Bunuel wrote:
7. Is x the square of an integer?
The question basically asks whether x is a perfect square (a perfect square, is an integer that is the square of an integer. For example 16=4^2, is a perfect square).
Perfect square always has even powers of its prime factors. The reverse is also true: if a number has even powers of its prime factors then it's a perfect square. For example: \(36=2^2*3^2\), powers of prime factors 2 and 3 are even.

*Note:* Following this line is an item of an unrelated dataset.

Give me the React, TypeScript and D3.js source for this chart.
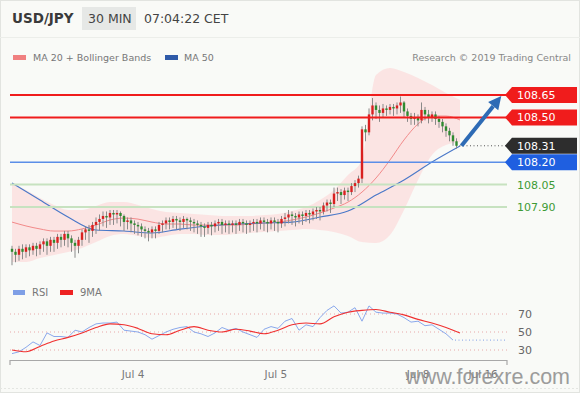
import React from "react";
import * as d3 from "d3";

const opens = [
  107.62,107.60,107.58,107.62,107.60,107.63,107.61,107.64,107.62,107.65,
  107.67,107.64,107.68,107.66,107.70,107.68,107.72,107.69,107.66,107.64,
  107.68,107.73,107.75,107.74,107.78,107.80,107.82,107.84,107.83,107.86,
  107.85,107.86,107.84,107.80,107.81,107.79,107.78,107.77,107.75,107.74,
  107.73,107.75,107.74,107.78,107.79,107.81,107.80,107.82,107.81,107.80,
  107.82,107.81,107.80,107.79,107.78,107.77,107.76,107.78,107.77,107.79,
  107.80,107.78,107.79,107.78,107.79,107.78,107.80,107.79,107.78,107.79,
  107.80,107.79,107.81,107.80,107.79,107.81,107.80,107.79,107.82,107.83,
  107.85,107.84,107.83,107.85,107.84,107.86,107.85,107.87,107.88,107.87,
  107.91,107.93,107.92,107.99,108.00,107.98,108.01,108.00,108.04,108.06,
  108.09,108.42,108.40,108.52,108.58,108.55,108.53,108.56,108.55,108.57,
  108.56,108.58,108.60,108.54,108.51,108.49,108.50,108.48,108.55,108.52,
  108.50,108.52,108.49,108.47,108.44,108.41,108.38,108.34,
];
const highs = [
  107.64,107.62,107.64,107.65,107.65,107.65,107.66,107.66,107.67,107.69,
  107.69,107.70,107.70,107.72,107.72,107.74,107.74,107.71,107.68,107.70,
  107.75,107.77,107.78,107.80,107.83,107.85,107.87,107.87,107.88,107.88,
  107.88,107.87,107.85,107.83,107.83,107.81,107.80,107.79,107.77,107.76,
  107.77,107.77,107.80,107.81,107.83,107.83,107.84,107.84,107.83,107.84,
  107.83,107.83,107.82,107.81,107.80,107.79,107.80,107.80,107.81,107.82,
  107.82,107.81,107.81,107.81,107.81,107.82,107.82,107.81,107.81,107.82,
  107.82,107.83,107.83,107.82,107.83,107.83,107.82,107.84,107.86,107.88,
  107.87,107.86,107.87,107.87,107.88,107.88,107.89,107.90,107.90,107.93,
  107.95,107.95,108.03,108.03,108.02,108.03,108.03,108.06,108.08,108.11,
  108.44,108.45,108.56,108.63,108.60,108.58,108.59,108.58,108.59,108.59,
  108.60,108.64,108.61,108.56,108.53,108.53,108.52,108.60,108.57,108.55,
  108.54,108.54,108.51,108.49,108.46,108.43,108.40,108.36,
];
const lows = [
  107.51,107.53,107.54,107.55,107.56,107.57,107.58,107.57,107.58,107.60,
  107.58,107.60,107.60,107.62,107.63,107.64,107.63,107.60,107.56,107.59,
  107.64,107.68,107.66,107.70,107.72,107.74,107.77,107.76,107.78,107.78,
  107.79,107.77,107.74,107.75,107.73,107.72,107.71,107.70,107.69,107.67,
  107.69,107.69,107.72,107.73,107.75,107.75,107.76,107.75,107.74,107.76,
  107.75,107.74,107.73,107.72,107.70,107.70,107.72,107.71,107.73,107.74,
  107.72,107.73,107.72,107.73,107.72,107.74,107.73,107.72,107.73,107.74,
  107.73,107.75,107.74,107.73,107.75,107.74,107.73,107.76,107.77,107.79,
  107.78,107.77,107.79,107.78,107.80,107.79,107.81,107.82,107.81,107.85,
  107.87,107.86,107.90,107.94,107.92,107.95,107.94,107.98,108.00,108.03,
  108.06,108.34,108.38,108.48,108.49,108.47,108.50,108.51,108.52,108.51,
  108.52,108.53,108.50,108.47,108.45,108.45,108.44,108.46,108.48,108.46,
  108.47,108.45,108.43,108.40,108.37,108.34,108.31,108.29,
];
const closes = [
  107.60,107.58,107.62,107.60,107.63,107.61,107.64,107.62,107.65,107.67,
  107.64,107.68,107.66,107.70,107.68,107.72,107.69,107.66,107.64,107.68,
  107.73,107.75,107.74,107.78,107.80,107.82,107.84,107.83,107.86,107.85,
  107.86,107.84,107.80,107.81,107.79,107.78,107.77,107.75,107.74,107.73,
  107.75,107.74,107.78,107.79,107.81,107.80,107.82,107.81,107.80,107.82,
  107.81,107.80,107.79,107.78,107.77,107.76,107.78,107.77,107.79,107.80,
  107.78,107.79,107.78,107.79,107.78,107.80,107.79,107.78,107.79,107.80,
  107.79,107.81,107.80,107.79,107.81,107.80,107.79,107.82,107.83,107.85,
  107.84,107.83,107.85,107.84,107.86,107.85,107.87,107.88,107.87,107.91,
  107.93,107.92,107.99,108.00,107.98,108.01,108.00,108.04,108.06,108.09,
  108.42,108.40,108.52,108.58,108.55,108.53,108.56,108.55,108.57,108.56,
  108.58,108.60,108.54,108.51,108.49,108.50,108.48,108.55,108.52,108.50,
  108.52,108.49,108.47,108.44,108.41,108.38,108.34,108.31,
];

// every 4 candles
const ma20 = [
  107.799,107.773,107.753,107.739,107.739,107.753,107.779,107.813,107.826,107.819,
  107.799,107.786,107.786,107.779,107.779,107.779,107.779,107.786,107.793,107.799,
  107.813,107.833,107.860,107.893,107.933,108.000,108.094,108.215,108.349,108.456,
  108.509,108.509,108.483,
];
const bbUpper = [
  108.061,108.014,107.960,107.913,107.880,107.880,107.907,107.933,107.933,107.913,
  107.886,107.866,107.860,107.853,107.846,107.840,107.840,107.840,107.846,107.853,
  107.873,107.900,107.947,108.014,108.114,108.215,108.784,108.831,108.804,108.764,
  108.717,108.663,108.617,
];
const bbLower = [
  107.531,107.531,107.558,107.578,107.598,107.625,107.665,107.706,107.719,107.706,
  107.692,107.706,107.719,107.719,107.712,107.712,107.719,107.726,107.732,107.739,
  107.746,107.753,107.746,107.732,107.706,107.665,107.659,107.712,107.880,108.081,
  108.248,108.315,108.335,
];
// every 8 candles
const ma50 = [
  108.061,107.947,107.833,107.746,107.739,107.726,107.752,107.773,107.786,107.793,
  107.799,107.833,107.873,107.980,108.081,108.201,108.308,
];
// RSI every 2 candles
const rsi = [
  26,28,33,39,35,49,45,45,44,52,50,55,59,60,60,61,52,51,50,47,
  42,46,50,53,55,56,50,48,45,49,55,52,54,50,47,44,53,56,54,62,
  65,52,58,56,66,74,79,71,72,77,62,79,72,71,71,70,66,61,62,57,
  58,53,48,41,
];
// 9MA every 4 candles
const rsiMa = [
  30,28,34,40,44,49,55,59,58,54,48,47,52,56,52,50,53,51,48,52,
  58,60,59,67,72,74,75,72,69,64,60,55,49,
];
const rsiLevels = [70, 50, 30];

const resistances = [108.65, 108.5];
const supports = [108.2];
const minorSupports = [108.05, 107.9];
const lastPrice = 108.31;
const targetPrice = 108.65;
const tickLabels = ["Jul 4", "Jul 5", "Jul 8", "Jul 16"];
const tickIndex = [34.6, 75.4, 116, 134.6];

const FONT = "'DejaVu Sans', Verdana, sans-serif";

export default function App() {
  const x = d3.scaleLinear().domain([0, 127]).range([12, 456.5]);
  const y = d3.scaleLinear().domain([107.9, 108.65]).range([207, 95]);
  const yr = d3.scaleLinear().domain([30, 70]).range([350, 314]);
  const L = 10, R = 507;

  const band = d3
    .area<number>()
    .x((_, i) => x(i * 4))
    .y0((_, i) => y(bbLower[i]))
    .y1((d) => y(d))
    .curve(d3.curveMonotoneX)(bbUpper) as string;
  const ma20Path = d3
    .line<number>()
    .x((_, i) => x(i * 4))
    .y((d) => y(d))
    .curve(d3.curveMonotoneX)(ma20) as string;
  const ma50Path = d3
    .line<number>()
    .x((_, i) => x(i * 8))
    .y((d) => y(d))
    .curve(d3.curveMonotoneX)(ma50) as string;
  const rsiPath = d3
    .line<number>()
    .x((_, i) => x(i * 2))
    .y((d) => yr(d))(rsi) as string;
  const rsiMaPath = d3
    .line<number>()
    .x((_, i) => x(i * 4))
    .y((d) => yr(d))
    .curve(d3.curveMonotoneX)(rsiMa) as string;

  const tag = (cy: number) =>
    `M${R - 2},${cy} L${R + 5},${cy - 8} L577,${cy - 8} L577,${cy + 8} L${R + 5},${cy + 8} Z`;

  const ax0 = x(127) + 5, ay0 = y(lastPrice);
  const ax1 = x(139.8), ay1 = y(targetPrice) + 1;
  const ang = Math.atan2(ay1 - ay0, ax1 - ax0);
  const hl = 13, hw = 6.5;
  const bx = ax1 - hl * Math.cos(ang), by = ay1 - hl * Math.sin(ang);
  const head = `M${ax1},${ay1} L${bx + hw * Math.sin(ang)},${by - hw * Math.cos(ang)} L${bx - hw * Math.sin(ang)},${by + hw * Math.cos(ang)} Z`;

  const lastRsi = rsi[rsi.length - 1];

  return (
    <svg
      width={580}
      height={393}
      style={{ position: "fixed", left: 0, top: 0, fontFamily: FONT }}
    >
      <rect x={0} y={0} width={580} height={393} fill="#f9faf7" />
      <rect x={0.5} y={0.5} width={579} height={392} fill="none" stroke="#e2e4e0" />
      <text x={12} y={23} fontSize={13.5} fontWeight="bold" fill="#3a3a3a">USD/JPY</text>
      <rect x={82} y={7} width={54} height={23} fill="#e6e8e6" />
      <text x={88} y={23} fontSize={12.5} fill="#444">30 MIN</text>
      <text x={144} y={23} fontSize={12.5} fill="#444">07:04:22 CET</text>
      <line x1={0} y1={37.5} x2={580} y2={37.5} stroke="#eceeea" />

      <rect x={13} y={55} width={13} height={5} fill="#f08080" />
      <text x={33} y={61} fontSize={9.5} fill="#777">MA 20 + Bollinger Bands</text>
      <rect x={165} y={55} width={13} height={5} fill="#2f5aa8" />
      <text x={184} y={61} fontSize={9.5} fill="#777">MA 50</text>
      <text x={571} y={61} fontSize={9.5} fill="#888" textAnchor="end">Research © 2019 Trading Central</text>

      <path d={band} fill="#fcdada" opacity={0.7} />
      <path d={ma20Path} fill="none" stroke="#f28a8a" strokeWidth={1} />
      <path d={ma50Path} fill="none" stroke="#4a78c8" strokeWidth={1.1} />

      {minorSupports.map((p) => (
        <line key={p} x1={L} x2={R} y1={y(p)} y2={y(p)} stroke="#c7e2c0" strokeWidth={2} />
      ))}
      {supports.map((p) => (
        <line key={p} x1={L} x2={R} y1={y(p)} y2={y(p)} stroke="#5b8ee8" strokeWidth={1.5} />
      ))}

      {closes.map((c, i) => {
        const o = opens[i];
        const up = c >= o;
        const top = y(Math.max(o, c));
        const bot = y(Math.min(o, c));
        return (
          <g key={i}>
            <line x1={x(i)} x2={x(i)} y1={y(highs[i])} y2={y(lows[i])} stroke="#8a8a8a" strokeWidth={1} />
            <rect
              x={x(i) - 1.2}
              y={top}
              width={2.4}
              height={Math.max(1, bot - top)}
              fill={up ? "#d92020" : "#2f8a2f"}
            />
          </g>
        );
      })}

      {resistances.map((p) => (
        <line key={p} x1={L} x2={R} y1={y(p)} y2={y(p)} stroke="#f01c1c" strokeWidth={2} />
      ))}
      <line x1={x(127) + 3} x2={R} y1={y(lastPrice)} y2={y(lastPrice)} stroke="#555" strokeWidth={1} strokeDasharray="1,2.5" />

      <line x1={ax0} y1={ay0} x2={bx} y2={by} stroke="#2e6bb5" strokeWidth={4} />
      <path d={head} fill="#2e6bb5" />

      {resistances.map((p) => (
        <g key={p}>
          <path d={tag(y(p))} fill="#f01c1c" />
          <text x={517} y={y(p) + 4} fontSize={11} fill="#fff">{p.toFixed(2)}</text>
        </g>
      ))}
      <path d={tag(y(lastPrice))} fill="#2d2d2d" />
      <text x={517} y={y(lastPrice) + 4} fontSize={11} fill="#fff">{lastPrice.toFixed(2)}</text>
      {supports.map((p) => (
        <g key={p}>
          <path d={tag(y(p))} fill="#1f5fe0" />
          <text x={517} y={y(p) + 4} fontSize={11} fill="#fff">{p.toFixed(2)}</text>
        </g>
      ))}
      {minorSupports.map((p) => (
        <text key={p} x={517} y={y(p) + 4} fontSize={11} fill="#3d9b35">{p.toFixed(2)}</text>
      ))}

      <rect x={13} y={290} width={12} height={5} fill="#7f9fe6" />
      <text x={32} y={296} fontSize={10} fill="#777">RSI</text>
      <rect x={60} y={290} width={13} height={5} fill="#ee2222" />
      <text x={80} y={296} fontSize={10} fill="#777">9MA</text>
      {rsiLevels.map((v) => (
        <g key={v}>
          <line x1={L} x2={R} y1={yr(v)} y2={yr(v)} stroke="#e8a8a8" strokeWidth={1} strokeDasharray="1,3" />
          <text x={518} y={yr(v) + 4} fontSize={11} fill="#666">{v}</text>
        </g>
      ))}
      <line x1={x(126) + 2} x2={R} y1={yr(lastRsi)} y2={yr(lastRsi)} stroke="#7f9fe6" strokeWidth={1} strokeDasharray="1,2.5" />
      <path d={rsiPath} fill="none" stroke="#8aa8ec" strokeWidth={1} />
      <path d={rsiMaPath} fill="none" stroke="#f03030" strokeWidth={1.1} />

      <path d={`M${L},365 L${L},360.5 L${R},360.5 L${R},365`} fill="none" stroke="#a8a8a8" strokeWidth={1.2} />
      {tickLabels.map((t, i) => (
        <text key={t} x={x(tickIndex[i])} y={378} fontSize={10.5} fill="#777" textAnchor="middle">{t}</text>
      ))}
      <line x1={0} y1={388.5} x2={580} y2={388.5} stroke="#e4e6e2" strokeDasharray="2,2" />

      <text x={570} y={384} fontSize={21.5} fill="#8c8c8c" opacity={0.85} textAnchor="end" fontFamily="'Liberation Sans', Arial, sans-serif">www.forexre.com</text>
    </svg>
  );
}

(1) When x is divided by 12 the remainder is 6. Given that \(x=12q+6=6(2q+1)=2*3*(2q+1)\). Now, since 2q+1 is an odd number then the power of 2 in x will be odd (1), thus x cannot be a perfect square. Sufficient.
(2) When x is divided by 14 the remainder is 2. Given that \(x=14p+2\). So, x could be 2, 16, 30, ... Thus, x may or may not be a perfect square. Not sufficient.
Answer: A.
first and foremost, thanks for this problem set. it's helped me immenselyCan you offer more explanation on St. (1) and St. (2), specifically:
St. (1): which portion of the equation represents any specific "power" that is distributed to 2 ? All I can gather is that 2 will be multiplied by 3 (odd) and then multiplied by some odd number (2q + 1). In effect you are multiplying an even (6) by some odd number. How does this tell us the power that 2 is raised to?
Example:
x = 2*3*[2*2 +1) = 18
Prime factors of 18 = 2^1 and 3^2. How does the equation (2q+1) ensure that 2 will always be raised to an odd power?
St. (2): Does it make sense/is it possible to break it out in similar fashion as you did to statement 1? x = 2(7p+1) ? The (7p+1) could yield an odd or even number, depending on what q is (as displayed in your example).
Also, what program do you use for equation writing?